DATA:
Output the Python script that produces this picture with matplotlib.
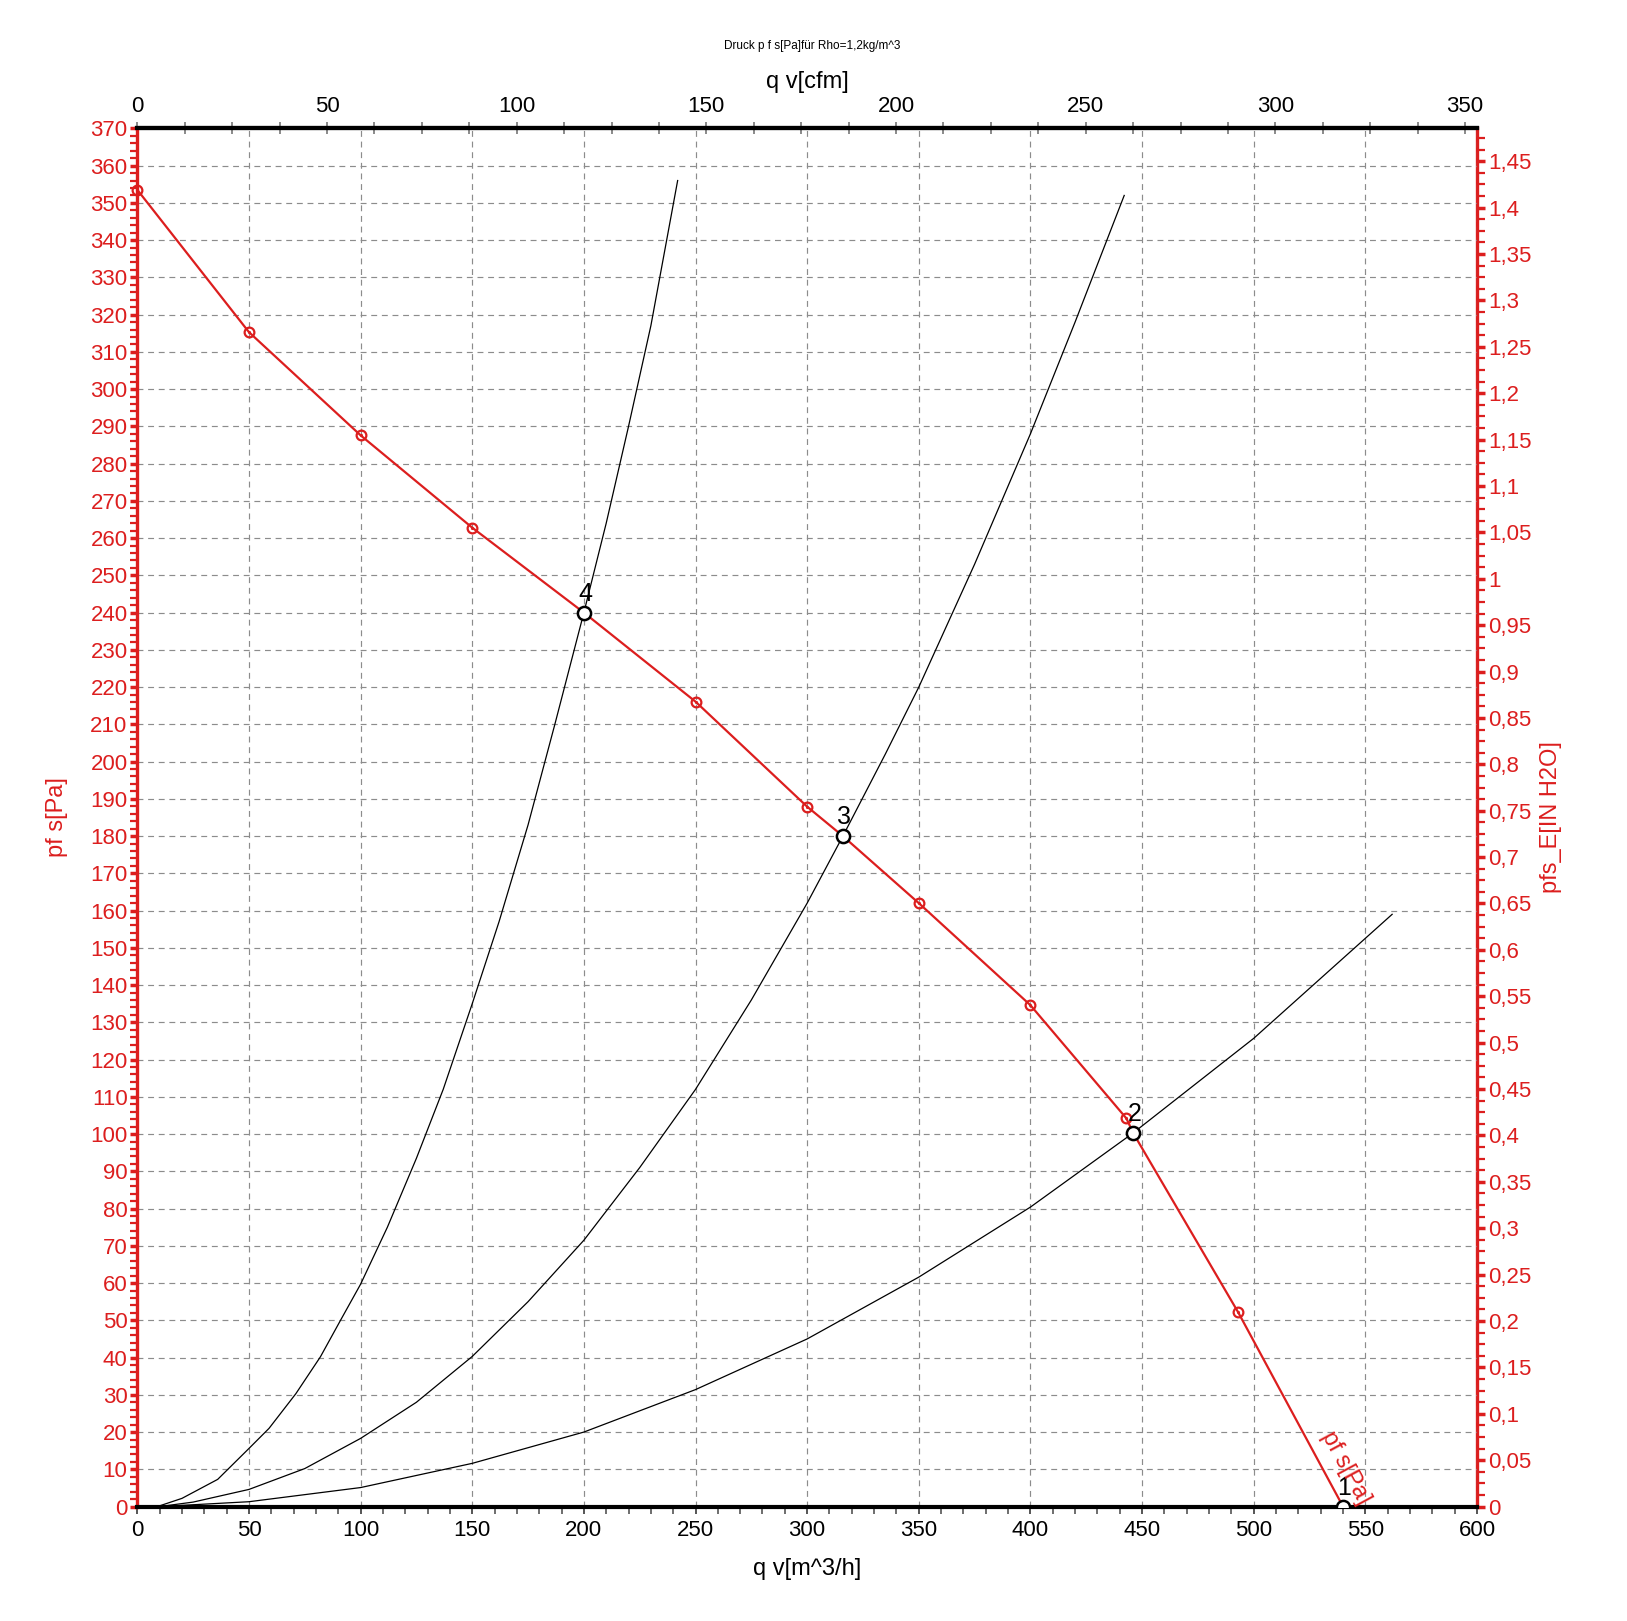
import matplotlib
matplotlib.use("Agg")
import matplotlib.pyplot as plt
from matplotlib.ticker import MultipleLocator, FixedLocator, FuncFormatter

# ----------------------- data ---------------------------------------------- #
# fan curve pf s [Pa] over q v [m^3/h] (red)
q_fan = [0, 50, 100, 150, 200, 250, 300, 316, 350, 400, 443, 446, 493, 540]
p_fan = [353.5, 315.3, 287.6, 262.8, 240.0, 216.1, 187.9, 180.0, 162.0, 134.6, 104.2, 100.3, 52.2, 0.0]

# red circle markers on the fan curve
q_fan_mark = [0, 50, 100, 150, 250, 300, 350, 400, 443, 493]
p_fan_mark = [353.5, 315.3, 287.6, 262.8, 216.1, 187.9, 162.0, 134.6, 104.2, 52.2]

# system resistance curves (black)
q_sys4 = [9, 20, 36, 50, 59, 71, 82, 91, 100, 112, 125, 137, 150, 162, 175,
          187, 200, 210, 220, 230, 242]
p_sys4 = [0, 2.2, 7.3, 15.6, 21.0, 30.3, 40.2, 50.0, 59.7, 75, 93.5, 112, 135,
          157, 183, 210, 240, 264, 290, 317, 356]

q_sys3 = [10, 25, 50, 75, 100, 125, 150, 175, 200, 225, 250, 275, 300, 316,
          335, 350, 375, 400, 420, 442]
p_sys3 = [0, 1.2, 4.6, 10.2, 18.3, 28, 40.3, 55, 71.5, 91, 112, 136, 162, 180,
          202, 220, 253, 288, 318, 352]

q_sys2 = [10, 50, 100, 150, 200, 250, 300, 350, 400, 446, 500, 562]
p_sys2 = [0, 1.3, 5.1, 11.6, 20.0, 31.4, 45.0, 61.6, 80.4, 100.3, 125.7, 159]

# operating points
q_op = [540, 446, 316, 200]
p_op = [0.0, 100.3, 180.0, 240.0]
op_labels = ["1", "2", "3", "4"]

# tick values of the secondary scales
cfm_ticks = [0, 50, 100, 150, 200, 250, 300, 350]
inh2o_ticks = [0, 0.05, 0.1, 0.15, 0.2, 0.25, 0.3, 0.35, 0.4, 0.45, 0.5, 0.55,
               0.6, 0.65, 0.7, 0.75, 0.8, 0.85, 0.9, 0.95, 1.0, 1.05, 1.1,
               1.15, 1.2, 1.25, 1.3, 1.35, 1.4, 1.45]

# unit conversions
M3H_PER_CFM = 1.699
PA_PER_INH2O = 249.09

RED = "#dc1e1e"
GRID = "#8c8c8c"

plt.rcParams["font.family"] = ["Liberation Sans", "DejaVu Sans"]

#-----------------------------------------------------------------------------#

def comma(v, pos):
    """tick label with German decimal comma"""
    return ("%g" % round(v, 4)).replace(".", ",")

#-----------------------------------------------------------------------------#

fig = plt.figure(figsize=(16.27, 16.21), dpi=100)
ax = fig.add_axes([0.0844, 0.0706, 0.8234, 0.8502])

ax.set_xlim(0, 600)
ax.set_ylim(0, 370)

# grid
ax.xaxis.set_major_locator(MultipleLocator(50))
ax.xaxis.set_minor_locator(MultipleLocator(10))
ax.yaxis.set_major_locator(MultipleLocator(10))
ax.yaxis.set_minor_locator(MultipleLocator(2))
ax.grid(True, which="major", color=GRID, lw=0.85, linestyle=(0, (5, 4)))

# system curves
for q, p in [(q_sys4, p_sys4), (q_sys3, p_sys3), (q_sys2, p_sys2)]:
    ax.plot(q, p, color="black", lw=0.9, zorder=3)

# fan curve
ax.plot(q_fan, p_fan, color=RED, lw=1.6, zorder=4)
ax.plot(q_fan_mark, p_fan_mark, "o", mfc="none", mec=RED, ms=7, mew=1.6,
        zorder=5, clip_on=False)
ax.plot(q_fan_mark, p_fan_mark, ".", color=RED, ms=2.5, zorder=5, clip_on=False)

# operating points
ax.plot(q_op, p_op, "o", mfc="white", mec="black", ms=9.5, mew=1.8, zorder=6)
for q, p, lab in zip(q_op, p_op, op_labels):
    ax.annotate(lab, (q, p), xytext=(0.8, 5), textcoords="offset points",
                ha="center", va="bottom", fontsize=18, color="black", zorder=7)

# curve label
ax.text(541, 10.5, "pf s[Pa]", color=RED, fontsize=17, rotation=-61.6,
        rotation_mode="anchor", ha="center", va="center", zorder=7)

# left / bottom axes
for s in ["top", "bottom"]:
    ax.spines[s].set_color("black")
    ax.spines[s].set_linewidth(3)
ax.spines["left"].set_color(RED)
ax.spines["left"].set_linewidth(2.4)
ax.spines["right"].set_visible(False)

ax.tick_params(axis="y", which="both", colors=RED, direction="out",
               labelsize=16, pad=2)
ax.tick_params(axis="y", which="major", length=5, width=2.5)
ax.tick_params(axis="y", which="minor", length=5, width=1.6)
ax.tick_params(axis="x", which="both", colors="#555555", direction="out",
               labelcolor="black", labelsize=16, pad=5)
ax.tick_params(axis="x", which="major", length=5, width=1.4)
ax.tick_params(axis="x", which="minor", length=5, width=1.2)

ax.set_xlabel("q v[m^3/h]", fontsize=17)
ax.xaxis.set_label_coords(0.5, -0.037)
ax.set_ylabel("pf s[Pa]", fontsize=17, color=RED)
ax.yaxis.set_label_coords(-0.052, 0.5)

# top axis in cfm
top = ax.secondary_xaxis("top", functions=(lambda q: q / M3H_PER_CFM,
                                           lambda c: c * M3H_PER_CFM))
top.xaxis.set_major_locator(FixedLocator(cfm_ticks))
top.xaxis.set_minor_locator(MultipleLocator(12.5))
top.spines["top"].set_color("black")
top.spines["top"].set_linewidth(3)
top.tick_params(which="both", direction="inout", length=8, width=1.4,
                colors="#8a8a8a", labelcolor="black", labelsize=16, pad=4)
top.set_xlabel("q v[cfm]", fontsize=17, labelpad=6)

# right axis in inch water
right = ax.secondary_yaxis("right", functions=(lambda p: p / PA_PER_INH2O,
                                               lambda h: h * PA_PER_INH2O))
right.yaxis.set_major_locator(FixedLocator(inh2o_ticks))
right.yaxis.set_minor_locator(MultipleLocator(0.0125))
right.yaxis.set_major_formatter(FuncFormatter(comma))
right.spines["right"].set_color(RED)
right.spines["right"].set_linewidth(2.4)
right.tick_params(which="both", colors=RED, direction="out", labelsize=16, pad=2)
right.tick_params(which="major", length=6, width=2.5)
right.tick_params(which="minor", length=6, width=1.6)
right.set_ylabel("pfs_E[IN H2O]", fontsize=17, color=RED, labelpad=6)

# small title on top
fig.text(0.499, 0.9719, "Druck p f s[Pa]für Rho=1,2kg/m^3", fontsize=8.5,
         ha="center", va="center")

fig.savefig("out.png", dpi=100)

WRITTEN EXERCISE: Your task is to repeat the data above exactly while excluding the pictures.

RESULT FOR THIS EXERCISE:
Output the Python script that produces this picture with matplotlib.
import matplotlib
matplotlib.use("Agg")
import matplotlib.pyplot as plt
from matplotlib.ticker import MultipleLocator, FixedLocator, FuncFormatter

# ----------------------- data ---------------------------------------------- #
# fan curve pf s [Pa] over q v [m^3/h] (red)
q_fan = [0, 50, 100, 150, 200, 250, 300, 316, 350, 400, 443, 446, 493, 540]
p_fan = [353.5, 315.3, 287.6, 262.8, 240.0, 216.1, 187.9, 180.0, 162.0, 134.6, 104.2, 100.3, 52.2, 0.0]

# red circle markers on the fan curve
q_fan_mark = [0, 50, 100, 150, 250, 300, 350, 400, 443, 493]
p_fan_mark = [353.5, 315.3, 287.6, 262.8, 216.1, 187.9, 162.0, 134.6, 104.2, 52.2]

# system resistance curves (black)
q_sys4 = [9, 20, 36, 50, 59, 71, 82, 91, 100, 112, 125, 137, 150, 162, 175,
          187, 200, 210, 220, 230, 242]
p_sys4 = [0, 2.2, 7.3, 15.6, 21.0, 30.3, 40.2, 50.0, 59.7, 75, 93.5, 112, 135,
          157, 183, 210, 240, 264, 290, 317, 356]

q_sys3 = [10, 25, 50, 75, 100, 125, 150, 175, 200, 225, 250, 275, 300, 316,
          335, 350, 375, 400, 420, 442]
p_sys3 = [0, 1.2, 4.6, 10.2, 18.3, 28, 40.3, 55, 71.5, 91, 112, 136, 162, 180,
          202, 220, 253, 288, 318, 352]

q_sys2 = [10, 50, 100, 150, 200, 250, 300, 350, 400, 446, 500, 562]
p_sys2 = [0, 1.3, 5.1, 11.6, 20.0, 31.4, 45.0, 61.6, 80.4, 100.3, 125.7, 159]

# operating points
q_op = [540, 446, 316, 200]
p_op = [0.0, 100.3, 180.0, 240.0]
op_labels = ["1", "2", "3", "4"]

# tick values of the secondary scales
cfm_ticks = [0, 50, 100, 150, 200, 250, 300, 350]
inh2o_ticks = [0, 0.05, 0.1, 0.15, 0.2, 0.25, 0.3, 0.35, 0.4, 0.45, 0.5, 0.55,
               0.6, 0.65, 0.7, 0.75, 0.8, 0.85, 0.9, 0.95, 1.0, 1.05, 1.1,
               1.15, 1.2, 1.25, 1.3, 1.35, 1.4, 1.45]

# unit conversions
M3H_PER_CFM = 1.699
PA_PER_INH2O = 249.09

RED = "#dc1e1e"
GRID = "#8c8c8c"

plt.rcParams["font.family"] = ["Liberation Sans", "DejaVu Sans"]

#-----------------------------------------------------------------------------#

def comma(v, pos):
    """tick label with German decimal comma"""
    return ("%g" % round(v, 4)).replace(".", ",")

#-----------------------------------------------------------------------------#

fig = plt.figure(figsize=(16.27, 16.21), dpi=100)
ax = fig.add_axes([0.0844, 0.0706, 0.8234, 0.8502])

ax.set_xlim(0, 600)
ax.set_ylim(0, 370)

# grid
ax.xaxis.set_major_locator(MultipleLocator(50))
ax.xaxis.set_minor_locator(MultipleLocator(10))
ax.yaxis.set_major_locator(MultipleLocator(10))
ax.yaxis.set_minor_locator(MultipleLocator(2))
ax.grid(True, which="major", color=GRID, lw=0.85, linestyle=(0, (5, 4)))

# system curves
for q, p in [(q_sys4, p_sys4), (q_sys3, p_sys3), (q_sys2, p_sys2)]:
    ax.plot(q, p, color="black", lw=0.9, zorder=3)

# fan curve
ax.plot(q_fan, p_fan, color=RED, lw=1.6, zorder=4)
ax.plot(q_fan_mark, p_fan_mark, "o", mfc="none", mec=RED, ms=7, mew=1.6,
        zorder=5, clip_on=False)
ax.plot(q_fan_mark, p_fan_mark, ".", color=RED, ms=2.5, zorder=5, clip_on=False)

# operating points
ax.plot(q_op, p_op, "o", mfc="white", mec="black", ms=9.5, mew=1.8, zorder=6)
for q, p, lab in zip(q_op, p_op, op_labels):
    ax.annotate(lab, (q, p), xytext=(0.8, 5), textcoords="offset points",
                ha="center", va="bottom", fontsize=18, color="black", zorder=7)

# curve label
ax.text(541, 10.5, "pf s[Pa]", color=RED, fontsize=17, rotation=-61.6,
        rotation_mode="anchor", ha="center", va="center", zorder=7)

# left / bottom axes
for s in ["top", "bottom"]:
    ax.spines[s].set_color("black")
    ax.spines[s].set_linewidth(3)
ax.spines["left"].set_color(RED)
ax.spines["left"].set_linewidth(2.4)
ax.spines["right"].set_visible(False)

ax.tick_params(axis="y", which="both", colors=RED, direction="out",
               labelsize=16, pad=2)
ax.tick_params(axis="y", which="major", length=5, width=2.5)
ax.tick_params(axis="y", which="minor", length=5, width=1.6)
ax.tick_params(axis="x", which="both", colors="#555555", direction="out",
               labelcolor="black", labelsize=16, pad=5)
ax.tick_params(axis="x", which="major", length=5, width=1.4)
ax.tick_params(axis="x", which="minor", length=5, width=1.2)

ax.set_xlabel("q v[m^3/h]", fontsize=17)
ax.xaxis.set_label_coords(0.5, -0.037)
ax.set_ylabel("pf s[Pa]", fontsize=17, color=RED)
ax.yaxis.set_label_coords(-0.052, 0.5)

# top axis in cfm
top = ax.secondary_xaxis("top", functions=(lambda q: q / M3H_PER_CFM,
                                           lambda c: c * M3H_PER_CFM))
top.xaxis.set_major_locator(FixedLocator(cfm_ticks))
top.xaxis.set_minor_locator(MultipleLocator(12.5))
top.spines["top"].set_color("black")
top.spines["top"].set_linewidth(3)
top.tick_params(which="both", direction="inout", length=8, width=1.4,
                colors="#8a8a8a", labelcolor="black", labelsize=16, pad=4)
top.set_xlabel("q v[cfm]", fontsize=17, labelpad=6)

# right axis in inch water
right = ax.secondary_yaxis("right", functions=(lambda p: p / PA_PER_INH2O,
                                               lambda h: h * PA_PER_INH2O))
right.yaxis.set_major_locator(FixedLocator(inh2o_ticks))
right.yaxis.set_minor_locator(MultipleLocator(0.0125))
right.yaxis.set_major_formatter(FuncFormatter(comma))
right.spines["right"].set_color(RED)
right.spines["right"].set_linewidth(2.4)
right.tick_params(which="both", colors=RED, direction="out", labelsize=16, pad=2)
right.tick_params(which="major", length=6, width=2.5)
right.tick_params(which="minor", length=6, width=1.6)
right.set_ylabel("pfs_E[IN H2O]", fontsize=17, color=RED, labelpad=6)

# small title on top
fig.text(0.499, 0.9719, "Druck p f s[Pa]für Rho=1,2kg/m^3", fontsize=8.5,
         ha="center", va="center")

fig.savefig("out.png", dpi=100)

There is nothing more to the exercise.